STEP 12 : With the fixed part of the caliper bolted to the spindle. Reinstall the brake pads in the caliper slide, and make sure that they are pressed back to leave clearance for the rotor to slide between them. Slide the caliper over the rotor and line up the bolt holes. Bolt the piston part of the caliper to the caliper bracket.
NOTE: Sometimes the rubber boot will extend the bolt and cause interference during installation. Just push the rubber boot back to allow the caliper to slide over the rotor.

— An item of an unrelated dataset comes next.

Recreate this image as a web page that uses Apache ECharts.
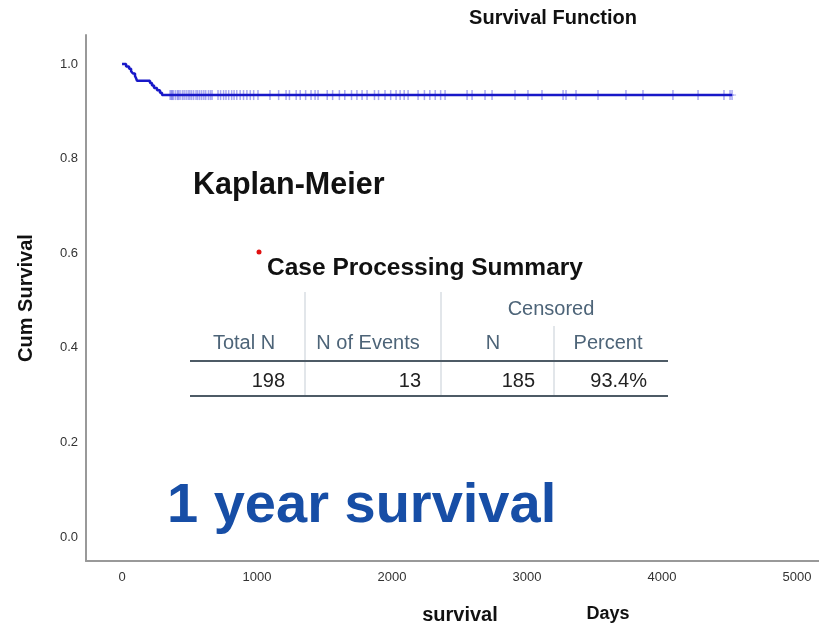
<!DOCTYPE html>
<html>
<head>
<meta charset="utf-8">
<script src="https://cdn.jsdelivr.net/npm/echarts@6/dist/echarts.min.js"></script>
<style>
  html, body { margin: 0; padding: 0; background: #fff; }
  #chart { width: 819px; height: 629px; }
</style>
</head>
<body>
<div id="chart"></div>
<script>
const FONT = "'Liberation Sans', Arial, sans-serif";

// case summary
const totalN = 198;
const eventTimes = [30, 52, 67, 81, 96, 104, 111, 207, 222, 237, 259, 281, 296];
const censorTimes = [
  356, 365, 372, 380, 395, 410, 418, 430, 447, 460, 475, 490, 502, 515, 530, 548, 560, 575, 590, 606, 620, 640, 655, 667,
  711, 730, 752, 770, 790, 812, 830, 850, 875, 900, 925, 950, 975, 1007,
  1096, 1160, 1215, 1240, 1290, 1320, 1360, 1400, 1430,
  1452, 1520, 1560, 1610, 1650, 1700, 1740, 1778,
  1815, 1870, 1900, 1948, 1990, 2030, 2060, 2090, 2119,
  2193, 2240, 2280, 2320, 2360, 2393,
  2556, 2593, 2689, 2741, 2911, 3007, 3111, 3267, 3289, 3363, 3526, 3733, 3859, 4081, 4267, 4459, 4504, 4519
];
const xLabels = [0, 1000, 2000, 3000, 4000, 5000];
const yLabels = [0, 0.2, 0.4, 0.6, 0.8, 1.0];

const tableHeaders = ["Total N", "N of Events", "N", "Percent"];
const tableValues = ["198", "13", "185", "93.4%"];

// Kaplan-Meier steps (all events occur before the first censoring)
const curve = [[0, 1]];
let s = 1;
eventTimes.forEach((t, i) => {
  s = s * (1 - 1 / (totalN - i));
  curve.push([t, s]);
});
const lastTime = Math.max(...censorTimes);
curve.push([lastTime, s]);
const censorPoints = censorTimes.map(t => [t, s]);

const chart = echarts.init(document.getElementById("chart"), null, { renderer: "canvas" });

// table geometry
const colCenters = [244, 368, 493, 608];
const valueRight = [285, 421, 535, 647];
const hdr = "#4d6478";

const graphic = [
  { type: "text", x: 553, y: 18, style: { text: "Survival Function", font: "bold 20px " + FONT, fill: "#111", textAlign: "center", textVerticalAlign: "middle" } },
  { type: "text", x: 193, y: 186, style: { text: "Kaplan-Meier", font: "bold 30.5px " + FONT, fill: "#111", textVerticalAlign: "middle" } },
  { type: "circle", shape: { cx: 259, cy: 252, r: 2.5 }, style: { fill: "#e01010" } },
  { type: "text", x: 267, y: 268, style: { text: "Case Processing Summary", font: "bold 24.5px " + FONT, fill: "#111", textVerticalAlign: "middle" } },
  { type: "line", shape: { x1: 305, y1: 292, x2: 305, y2: 396 }, style: { stroke: "#d9dee3", lineWidth: 1.5 } },
  { type: "line", shape: { x1: 441, y1: 292, x2: 441, y2: 396 }, style: { stroke: "#d9dee3", lineWidth: 1.5 } },
  { type: "line", shape: { x1: 554, y1: 326, x2: 554, y2: 396 }, style: { stroke: "#d9dee3", lineWidth: 1.5 } },
  { type: "line", shape: { x1: 190, y1: 361, x2: 668, y2: 361 }, style: { stroke: "#4e5b66", lineWidth: 2 } },
  { type: "line", shape: { x1: 190, y1: 396, x2: 668, y2: 396 }, style: { stroke: "#4e5b66", lineWidth: 2 } },
  { type: "text", x: 551, y: 309, style: { text: "Censored", font: "20px " + FONT, fill: hdr, textAlign: "center", textVerticalAlign: "middle" } },
  ...tableHeaders.map((h, i) => ({ type: "text", x: colCenters[i], y: 343, style: { text: h, font: "20px " + FONT, fill: hdr, textAlign: "center", textVerticalAlign: "middle" } })),
  ...tableValues.map((v, i) => ({ type: "text", x: valueRight[i], y: 381, style: { text: v, font: "20px " + FONT, fill: "#222", textAlign: "right", textVerticalAlign: "middle" } })),
  { type: "text", x: 167, y: 507, style: { text: "1 year survival", font: "bold 56px " + FONT, fill: "#174ea6", textVerticalAlign: "middle" } },
  { type: "text", x: 460, y: 615, style: { text: "survival", font: "bold 20px " + FONT, fill: "#111", textAlign: "center", textVerticalAlign: "middle" } },
  { type: "text", x: 608, y: 614, style: { text: "Days", font: "bold 18px " + FONT, fill: "#111", textAlign: "center", textVerticalAlign: "middle" } }
];

chart.setOption({
  animation: false,
  backgroundColor: "#fff",
  grid: { left: 86, right: 0, top: 35, bottom: 68, containLabel: false },
  xAxis: {
    type: "value", min: -267, max: 5163,
    axisLine: { show: true, onZero: false, lineStyle: { color: "#999", width: 2 } },
    axisTick: { show: false },
    splitLine: { show: false },
    axisLabel: { customValues: xLabels, color: "#333", fontSize: 13, fontFamily: FONT, margin: 10, formatter: v => String(v) }
  },
  yAxis: {
    type: "value", min: -0.0507, max: 1.0613,
    name: "Cum Survival", nameLocation: "middle", nameGap: 50, nameRotate: 90,
    nameTextStyle: { fontSize: 20, fontWeight: "bold", color: "#111", fontFamily: FONT },
    axisLine: { show: true, onZero: false, lineStyle: { color: "#999", width: 2 } },
    axisTick: { show: false },
    splitLine: { show: false },
    axisLabel: { customValues: yLabels, color: "#333", fontSize: 13, fontFamily: FONT, margin: 8, formatter: v => v.toFixed(1) }
  },
  series: [
    {
      type: "line", data: curve, step: "end", showSymbol: false,
      lineStyle: { color: "#1818c8", width: 2.5 }, z: 3
    },
    {
      type: "scatter", data: censorPoints, symbol: "rect", symbolSize: [1.5, 10],
      itemStyle: { color: "rgba(60,60,220,0.55)" }, z: 2
    },
    {
      type: "scatter", data: censorPoints, symbol: "rect", symbolSize: [8, 1.5],
      itemStyle: { color: "rgba(60,60,220,0.35)" }, z: 2
    }
  ],
  graphic
});
</script>
</body>
</html>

STEP 13 : Bleed the brakes to remove air from the brake line. First make sure the brake fluid is full to the top. Have a buddy press down slowly on the pedal as you monitor the bleeder screw. When you see a constant stream of fluid, close the bleeder screw. It usually takes three pumps of the pedal to clear the air out of the line. Check the master cylinder reservoir and replace brake fluid to the MAX line. Do not refill the reservoir. Pump the brakes several times to seat the brake pads to the rotor and check the reservoir one more time.
STEP 14 : Replace the wheel and bolts. Drop the car to the ground to finish tightening the bolts to the manufacturer’s specified bolt torgue. Alternating tightening sequence by going to the opposite side of the hub. A torque gun is not recommended.
IMPORTANT: BREAK IN NEW FRICTION USING THE PAD BEDDING PROCEDURES AS FOLLOWS. PROPER PAD BEDDING CAN PREVENT ROTOR WARPING.
The break in procedure is critical! If you do not break in the pad properly, it can result in brake pedal pulsation and thermal shock to the rotor causing stress cracks. Break in the pads as follow: 5 moderate to aggressive stops at 40 mph to 5 mph without letting the brakes cool and do not come to a complete stop. Then do 5 moderate stops at 25 mph to 5 mph and let the rotors cool after each brake application. You should expect to smell some resin, as the brakes get hot.
For the first 100 miles, avoid towing or hauling loads while the pad complete the resin cure.